→ **REQUEST**: Find the string "chart" in the data, then copy every line where it is found.

* * * * *

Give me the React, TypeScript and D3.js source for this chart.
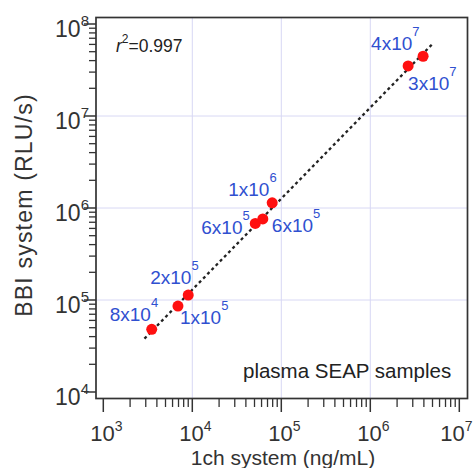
import React from 'react';
import * as d3 from 'd3';

// ---- data ----
const xValues = [3500, 6900, 9000, 51000, 62000, 79000, 2660000, 3920000]; // 1ch system (ng/mL)
const yValues = [48000, 86000, 113000, 680000, 760000, 1140000, 35000000, 44600000]; // BBI system (RLU/s)
const labelMantissa = ['8', '1', '2', '6', '6', '1', '3', '4'];
const labelExponent = ['4', '5', '5', '5', '5', '6', '7', '7'];
const fitSlope = 0.99;
const fitIntercept = 1.152; // log10
const fitRange = [2900, 4900000];
const xTickExps = [3, 4, 5, 6, 7];
const yTickExps = [4, 5, 6, 7, 8];
const rSquared = '0.997';
const sampleNote = 'plasma SEAP samples';
const xTitle = '1ch system (ng/mL)';
const yTitle = 'BBI system (RLU/s)';

// ---- layout ----
const W = 475;
const H = 468;
const frame = { left: 96, right: 467.5, top: 17.5, bottom: 398.5 };
const labelOffsets: [number, number][] = [
  [-42, -8], [2, 18], [-38, -11], [-54, 11], [9, 13], [-44, -7], [0, 24], [-52, -6],
];
const FONT = '"Liberation Sans", Arial, Helvetica, sans-serif';
const TEXT = '#333';
const BLUE = '#3050d0';

export default function App() {
  const x = d3.scaleLog().domain([1e3, 1e7]).range([103.3, 459.3]);
  const y = d3.scaleLog().domain([1e4, 1e8]).range([392, 24]);

  const minor = (exps: number[]) => {
    const out: number[] = [];
    for (let i = 0; i < exps.length - 1; i++) {
      for (let k = 2; k <= 9; k++) out.push(k * Math.pow(10, exps[i]));
    }
    return out;
  };
  const xMinor = minor(xTickExps);
  const yMinor = minor(yTickExps);
  const innerX = xTickExps.slice(1, -1).map((e) => Math.pow(10, e));
  const innerY = yTickExps.slice(1, -1).map((e) => Math.pow(10, e));

  const fitPts: [number, number][] = fitRange.map((v) => [v, Math.pow(10, fitIntercept + fitSlope * Math.log10(v))]);
  const fitLine = d3.line<[number, number]>().x((d) => x(d[0])).y((d) => y(d[1]))(fitPts) || '';

  const xLabelHalf = 16.5;
  const xLabelMax = 473 - xLabelHalf;

  return (
    <div style={{ position: 'absolute', left: 0, top: 0 }}>
      <svg width={W} height={H} style={{ display: 'block', background: '#fff' }} fontFamily={FONT}>
        {/* grid */}
        {innerX.map((v) => (
          <line key={'gx' + v} x1={x(v)} x2={x(v)} y1={frame.top} y2={frame.bottom} stroke="#d8d8f4" strokeWidth={1} />
        ))}
        {innerY.map((v) => (
          <line key={'gy' + v} x1={frame.left} x2={frame.right} y1={y(v)} y2={y(v)} stroke="#d8d8f4" strokeWidth={1} />
        ))}

        {/* fit line */}
        <path d={fitLine} stroke="#222" strokeWidth={2.3} strokeDasharray="3,3" fill="none" />

        {/* points */}
        {xValues.map((xv, i) => (
          <circle key={'p' + i} cx={x(xv)} cy={y(yValues[i])} r={5.5} fill="#ff1010" />
        ))}

        {/* point labels */}
        {xValues.map((xv, i) => (
          <text
            key={'l' + i}
            x={x(xv) + labelOffsets[i][0]}
            y={y(yValues[i]) + labelOffsets[i][1]}
            fontSize={19}
            fill={BLUE}
          >
            {labelMantissa[i] + 'x10'}
            <tspan fontSize={13} dy={-14}>{labelExponent[i]}</tspan>
          </text>
        ))}

        {/* frame */}
        <rect
          x={frame.left}
          y={frame.top}
          width={frame.right - frame.left}
          height={frame.bottom - frame.top}
          fill="none"
          stroke="#333"
          strokeWidth={1.7}
        />

        {/* x ticks */}
        {xTickExps.map((e) => (
          <line key={'xt' + e} x1={x(Math.pow(10, e))} x2={x(Math.pow(10, e))} y1={frame.bottom} y2={412} stroke="#333" strokeWidth={1.5} />
        ))}
        {xMinor.map((v) => (
          <line key={'xm' + v} x1={x(v)} x2={x(v)} y1={frame.bottom} y2={407} stroke="#333" strokeWidth={1.3} />
        ))}
        {xTickExps.map((e) => (
          <text
            key={'xl' + e}
            x={Math.min(x(Math.pow(10, e)) + 3, xLabelMax)}
            y={441}
            fontSize={22}
            fill={TEXT}
            textAnchor="middle"
          >
            10<tspan fontSize={14} dy={-10}>{e}</tspan>
          </text>
        ))}

        {/* y ticks */}
        {yTickExps.map((e) => (
          <line key={'yt' + e} x1={84} x2={frame.left} y1={y(Math.pow(10, e))} y2={y(Math.pow(10, e))} stroke="#333" strokeWidth={1.5} />
        ))}
        {yMinor.map((v) => (
          <line key={'ym' + v} x1={89} x2={frame.left} y1={y(v)} y2={y(v)} stroke="#333" strokeWidth={1.3} />
        ))}
        {yTickExps.map((e) => (
          <text key={'yl' + e} x={89} y={y(Math.pow(10, e)) + 13} fontSize={23} fill={TEXT} textAnchor="end">
            10<tspan fontSize={15} dy={-11}>{e}</tspan>
          </text>
        ))}

        {/* annotations */}
        <text x={116} y={52} fontSize={17.5} fill="#222">
          <tspan fontStyle="italic">r</tspan>
          <tspan fontSize={12} dy={-9}>2</tspan>
          <tspan dy={9}>{'=' + rSquared}</tspan>
        </text>
        <text x={243} y={378} fontSize={20.5} fill="#222">{sampleNote}</text>

        {/* axis titles */}
        <text x={283} y={465} fontSize={21} fill={TEXT} textAnchor="middle">{xTitle}</text>
        <text
          transform="translate(32,205) rotate(-90)"
          fontSize={23}
          letterSpacing={1.2}
          fill={TEXT}
          textAnchor="middle"
        >
          {yTitle}
        </text>
      </svg>
    </div>
  );
}
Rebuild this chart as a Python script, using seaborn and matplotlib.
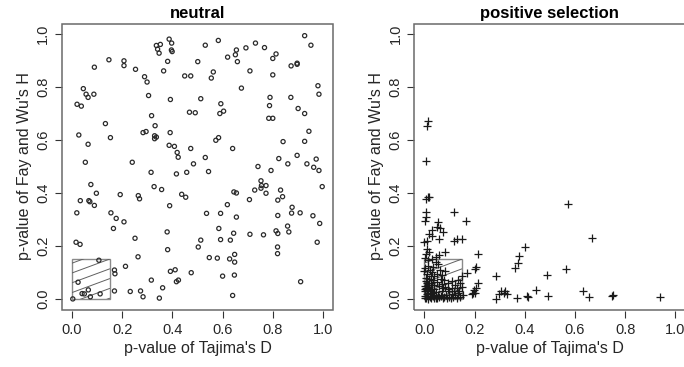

* * * * *

→ **FULL OUTPUT**:
Give me the React, TypeScript and D3.js source for this chart.
Rebuild this chart as a Python script, using seaborn and matplotlib.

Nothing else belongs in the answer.